The team has received some initial funding from the ECE 397 Alumni Fund. They are seeking more funding for the next semester as they prepare the system for manufacturing and shipping to beekeepers.
He, who began taking supply chain management lessons through MIT’s MicroMasters Program online in 2015, plans to use his continued studies with the program to help with WaggleNet’s finances, inventory, and manufacturing progress through an Enterprise Resource Planning (ERP) system.
“It’s not only ECE, and it’s not only about beekeeping. It involves every single discipline imaginable,” He said.
Looking further into the future, He hopes that one day WaggleNet users can share the network by borrowing each other’s connection, thus routing down the traffic. Using a mesh network, which allows various devices to share a single Wi-Fi hotspot, can make that possible.
Not only would this set-up help beekeepers working in the field, but it could also help novice users who would take advantage of WaggleNet’s solar-powered ability. In a natural disaster scenario, the ad-hoc network could be life saving.
“If a tower is down, the grid is down, power source is down, let’s say, and a family needs to send an SOS, they can route the SOS through everyone’s node until it reaches someone’s house that has a working Internet,” He said.

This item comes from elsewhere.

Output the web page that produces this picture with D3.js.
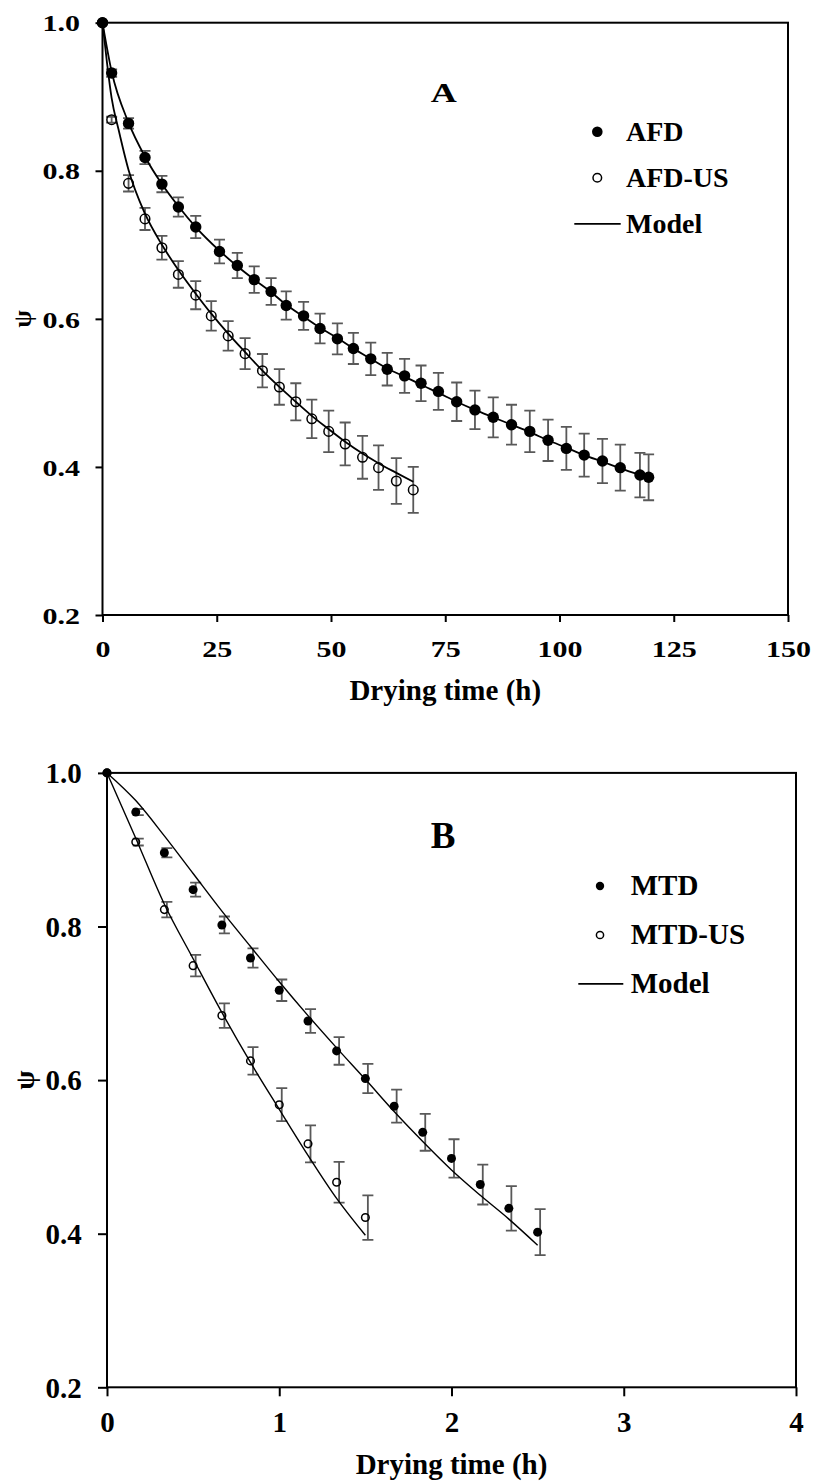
<!DOCTYPE html>
<html lang="en">
<head>
<meta charset="UTF-8">
<title>Drying kinetics - AFD / MTD</title>
<script src="https://d3js.org/d3.v7.min.js"></script>
<style>
    body { margin: 0; background: #fff; }
    svg text { font-family: "Liberation Serif", "Times New Roman", serif; font-weight: bold; fill: #000; }
</style>
</head>
<body>
<script>
    // ---- Panel A : air freeze drying (time in h) ----
    const afdTime = [0, 2, 5.7, 9.3, 13, 16.6, 20.4, 25.6, 29.5, 33.2, 36.9, 40.2, 44, 47.6, 51.4, 54.9, 58.7,
        62.3, 66.1, 69.7, 73.5, 77.5, 81.5, 85.5, 89.5, 93.5, 97.5, 101.5, 105.4, 109.4, 113.3, 117.6, 119.5];
    const afdPsi = [1.0, 0.932, 0.864, 0.818, 0.782, 0.751, 0.724, 0.691, 0.672, 0.653, 0.637, 0.618, 0.604, 0.587, 0.573,
        0.560, 0.546, 0.532, 0.523, 0.513, 0.502, 0.488, 0.477, 0.467, 0.457, 0.448, 0.436, 0.425, 0.416, 0.408, 0.399, 0.389, 0.386];
    const afdErr = [0, 0.005, 0.007, 0.009, 0.011, 0.013, 0.015, 0.016, 0.017, 0.018, 0.018, 0.019, 0.019, 0.020, 0.021,
        0.021, 0.022, 0.022, 0.023, 0.024, 0.025, 0.026, 0.026, 0.027, 0.027, 0.028, 0.028, 0.029, 0.029, 0.030, 0.031, 0.030, 0.031];

    const afdUsTime = [0, 2, 5.7, 9.3, 13, 16.6, 20.4, 23.8, 27.5, 31.2, 35, 38.7, 42.3, 45.8, 49.5, 53.1, 56.9, 60.4, 64.3, 68];
    const afdUsPsi = [1.0, 0.869, 0.783, 0.735, 0.696, 0.660, 0.632, 0.604, 0.577, 0.553, 0.530, 0.508, 0.488, 0.465,
        0.448, 0.431, 0.413, 0.399, 0.381, 0.369];
    const afdUsErr = [0, 0.004, 0.011, 0.015, 0.016, 0.018, 0.019, 0.020, 0.020, 0.021, 0.0225, 0.024, 0.025, 0.026,
        0.028, 0.029, 0.029, 0.030, 0.031, 0.031];

    const afdModelTime = [0, 2, 5.7, 9.3, 13, 16.6, 20.4, 25.6, 29.5, 33.2, 36.9, 40.2, 44, 47.6, 51.4, 54.9, 58.7,
        62.3, 66.1, 69.7, 73.5, 77.5, 81.5, 85.5, 89.5, 93.5, 97.5, 101.5, 105.4, 109.4, 113.3, 117.6, 119.5];
    const afdModelPsi = [1.0, 0.934, 0.865, 0.819, 0.782, 0.752, 0.724, 0.692, 0.671, 0.653, 0.636, 0.619, 0.603, 0.588, 0.574,
        0.560, 0.546, 0.533, 0.522, 0.511, 0.500, 0.488, 0.477, 0.467, 0.457, 0.447, 0.436, 0.426, 0.416, 0.407, 0.398, 0.389, 0.385];

    const afdUsModelTime = [0, 1, 2, 3.5, 5.7, 9.3, 13, 16.6, 20.4, 23.8, 27.5, 31.2, 35, 38.7, 42.3, 45.8, 49.5,
        53.1, 56.9, 60.4, 64.3, 68];
    const afdUsModelPsi = [1.0, 0.945, 0.898, 0.856, 0.801, 0.742, 0.700, 0.666, 0.634, 0.607, 0.580, 0.555, 0.530,
        0.508, 0.488, 0.469, 0.451, 0.434, 0.418, 0.405, 0.392, 0.380];

    const aTicksX = [0, 25, 50, 75, 100, 125, 150];
    const aTicksY = [0.2, 0.4, 0.6, 0.8, 1.0];

    // ---- Panel B : microwave drying (time in h) ----
    const mtdTime = [0, 0.167, 0.333, 0.5, 0.667, 0.833, 1.0, 1.167, 1.333, 1.5, 1.667, 1.833, 2.0, 2.167, 2.333, 2.5];
    const mtdPsi = [1.0, 0.949, 0.896, 0.848, 0.802, 0.759, 0.717, 0.677, 0.638, 0.602, 0.566, 0.532, 0.498, 0.464, 0.433, 0.402];
    const mtdErr = [0, 0.004, 0.006, 0.009, 0.011, 0.0125, 0.014, 0.0155, 0.018, 0.019, 0.0215, 0.024, 0.025, 0.026, 0.029, 0.03];

    const mtdUsTime = [0, 0.167, 0.333, 0.5, 0.667, 0.833, 1.0, 1.167, 1.333, 1.5];
    const mtdUsPsi = [1.0, 0.910, 0.822, 0.749, 0.684, 0.625, 0.568, 0.517, 0.467, 0.421];
    const mtdUsErr = [0, 0.0045, 0.010, 0.014, 0.016, 0.018, 0.0215, 0.024, 0.0265, 0.029];

    const mtdModelTime = [0, 0.167, 0.333, 0.5, 0.667, 0.833, 1.0, 1.167, 1.333, 1.5, 1.667, 1.833, 2.0, 2.167, 2.333, 2.5];
    const mtdModelPsi = [1.0, 0.964, 0.918, 0.869, 0.820, 0.774, 0.728, 0.684, 0.642, 0.601, 0.559, 0.520, 0.483, 0.450, 0.419, 0.385];

    const mtdUsModelTime = [0, 0.167, 0.333, 0.5, 0.667, 0.833, 1.0, 1.167, 1.333, 1.5];
    const mtdUsModelPsi = [1.0, 0.915, 0.829, 0.758, 0.688, 0.623, 0.562, 0.502, 0.446, 0.398];

    const bTicksX = [0, 1, 2, 3, 4];
    const bTicksY = [0.2, 0.4, 0.6, 0.8, 1.0];

    const zip = (t, v, e) => t.map((d, i) => ({t: d, v: v[i], e: e ? e[i] : 0}));

    const svg = d3.select("body").append("svg")
        .attr("width", 813)
        .attr("height", 1483);

    const panels = [
        {
            x: d3.scaleLinear().domain([0, 150]).range([102.5, 788]),
            y: d3.scaleLinear().domain([0.2, 1.0]).range([615, 22.7]),
            ticksX: aTicksX, ticksY: aTicksY,
            tick: 7, tickFont: 30, sy: 0.8, xLabY: 42, yLabX: -22.5,
            title: "A", titleX: 443.7, titleY: 101.7, titleFont: 36, titleSy: 0.78,
            psiX: 22, psiFont: 25,
            xTitleY: 700, xTitleFont: 29,
            filled: zip(afdTime, afdPsi, afdErr),
            open: zip(afdUsTime, afdUsPsi, afdUsErr),
            models: [zip(afdModelTime, afdModelPsi), zip(afdUsModelTime, afdUsModelPsi)],
            rFill: 5.7, rOpen: 4.8, barDx: 0, cap: 5.5, modelW: 1.8,
            legend: {dotX: 597.3, textX: 626, y1: 140.7, y2: 186.7, y3: 233.3, lineX: [574.3, 620.7], font: 28,
                names: ["AFD", "AFD-US", "Model"], rFill: 5.3, rOpen: 4.3}
        },
        {
            x: d3.scaleLinear().domain([0, 4]).range([107, 796]),
            y: d3.scaleLinear().domain([0.2, 1.0]).range([1387.3, 772.9]),
            ticksX: bTicksX, ticksY: bTicksY,
            tick: 9, tickFont: 29, sy: 1, xLabY: 45, yLabX: -25.3,
            title: "B", titleX: 443, titleY: 848.3, titleFont: 37, titleSy: 1,
            psiX: 24, psiFont: 28,
            xTitleY: 1474, xTitleFont: 29,
            filled: zip(mtdTime, mtdPsi, mtdErr),
            open: zip(mtdUsTime, mtdUsPsi, mtdUsErr),
            models: [zip(mtdModelTime, mtdModelPsi), zip(mtdUsModelTime, mtdUsModelPsi)],
            rFill: 4.5, rOpen: 3.8, barDx: 2.5, cap: 5.5, modelW: 1.4,
            legend: {dotX: 600, textX: 630.7, y1: 895, y2: 944, y3: 993.3, lineX: [578.3, 623.3], font: 29,
                names: ["MTD", "MTD-US", "Model"], rFill: 4.2, rOpen: 3.6}
        }
    ];

    panels.forEach(p => drawPanel(p));

    function drawPanel(p) {
        const [x0, x1] = p.x.range();
        const [yB, yT] = p.y.range();
        const g = svg.append("g");

        // axes
        const gx = g.append("g")
            .attr("transform", `translate(0,${yB})`)
            .call(d3.axisBottom(p.x).tickValues(p.ticksX).tickSize(p.tick).tickSizeOuter(0).tickFormat(d3.format("d")));
        gx.select(".domain").remove();
        gx.selectAll("line").attr("stroke", "#000").attr("stroke-width", 2);
        gx.selectAll("text")
            .attr("y", null).attr("dy", null)
            .attr("transform", `translate(0,${p.xLabY}) scale(1,${p.sy})`)
            .style("font-size", p.tickFont + "px");

        const gy = g.append("g")
            .attr("transform", `translate(${x0},0)`)
            .call(d3.axisLeft(p.y).tickValues(p.ticksY).tickSize(p.tick).tickSizeOuter(0).tickFormat(d3.format(".1f")));
        gy.select(".domain").remove();
        gy.selectAll("line").attr("stroke", "#000").attr("stroke-width", 2);
        gy.selectAll("text")
            .attr("x", null).attr("dy", "0.34em")
            .attr("transform", `translate(${p.yLabX},0) scale(1,${p.sy})`)
            .style("font-size", p.tickFont + "px");
        g.selectAll(".tick text").attr("fill", "#000");
        g.selectAll("g").attr("font-family", null);

        // frame
        g.append("rect")
            .attr("x", x0).attr("y", yT)
            .attr("width", x1 - x0).attr("height", yB - yT)
            .attr("fill", "none").attr("stroke", "#000").attr("stroke-width", 2);

        // axis titles
        g.append("text")
            .attr("x", (x0 + x1) / 2).attr("y", p.xTitleY)
            .attr("text-anchor", "middle")
            .style("font-size", p.xTitleFont + "px")
            .text("Drying time (h)");

        g.append("text")
            .attr("transform", `translate(${p.psiX},${p.y(0.6)}) rotate(-90)`)
            .attr("text-anchor", "middle")
            .attr("dy", "0.35em")
            .style("font-size", p.psiFont + "px")
            .text("ψ");

        g.append("text")
            .attr("transform", `translate(${p.titleX},${p.titleY}) scale(1,${p.titleSy})`)
            .attr("text-anchor", "middle")
            .style("font-size", p.titleFont + "px")
            .text(p.title);

        // error bars
        const bars = p.filled.concat(p.open).filter(d => d.e > 0);
        const eb = g.append("g").attr("stroke", "#595959").attr("stroke-width", 1.8).attr("fill", "none");
        eb.selectAll("path")
            .data(bars)
            .join("path")
            .attr("d", d => {
                const bx = p.x(d.t) + p.barDx;
                const ya = p.y(d.v + d.e), yb = p.y(d.v - d.e);
                return `M${bx},${ya}V${yb}M${bx - p.cap},${ya}H${bx + p.cap}M${bx - p.cap},${yb}H${bx + p.cap}`;
            });

        // markers
        g.append("g").selectAll("circle")
            .data(p.filled)
            .join("circle")
            .attr("cx", d => p.x(d.t)).attr("cy", d => p.y(d.v))
            .attr("r", p.rFill).attr("fill", "#000");

        g.append("g").selectAll("circle")
            .data(p.open)
            .join("circle")
            .attr("cx", d => p.x(d.t)).attr("cy", d => p.y(d.v))
            .attr("r", p.rOpen).attr("fill", "none").attr("stroke", "#000").attr("stroke-width", 1.5);

        // model curves
        const line = d3.line().x(d => p.x(d.t)).y(d => p.y(d.v)).curve(d3.curveMonotoneX);
        g.append("g").selectAll("path")
            .data(p.models)
            .join("path")
            .attr("d", line)
            .attr("fill", "none").attr("stroke", "#000").attr("stroke-width", p.modelW);

        // legend
        const L = p.legend;
        const lg = g.append("g");
        lg.append("circle").attr("cx", L.dotX).attr("cy", L.y1 - 9).attr("r", L.rFill).attr("fill", "#000");
        lg.append("circle").attr("cx", L.dotX).attr("cy", L.y2 - 9).attr("r", L.rOpen)
            .attr("fill", "none").attr("stroke", "#000").attr("stroke-width", 1.5);
        lg.append("line").attr("x1", L.lineX[0]).attr("x2", L.lineX[1])
            .attr("y1", L.y3 - 9.5).attr("y2", L.y3 - 9.5).attr("stroke", "#000").attr("stroke-width", 1.8);
        [L.y1, L.y2, L.y3].forEach((yy, i) => {
            lg.append("text").attr("x", L.textX).attr("y", yy)
                .style("font-size", L.font + "px")
                .text(L.names[i]);
        });
    }
</script>
</body>
</html>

Though this reality might be far away, He said it’s a goal they’re working toward.
“It’s about complex ideas,” He said.
WaggleNet partners with the Bee Research Facility
Sankey also looks to the future of her beehives, and different applications where WaggleNet can be used in those colonies.
“We do have apiaries that are scattered all over the county, so if we did want to implement this system in all of our hives, it would be really useful to have that technology available so that they could hop from one node to another,” Sankey said.
“Once the weather gets better, I know there are a lot of different applications for the WaggleNet system—especially when they have more monitors available for use so that we can be comparing colonies in real time. I can think of a lot of different applications then,” Sankey said. “At this point, it’s just more about peace of mind for me, and also because I have a curiosity about what’s going on in there.”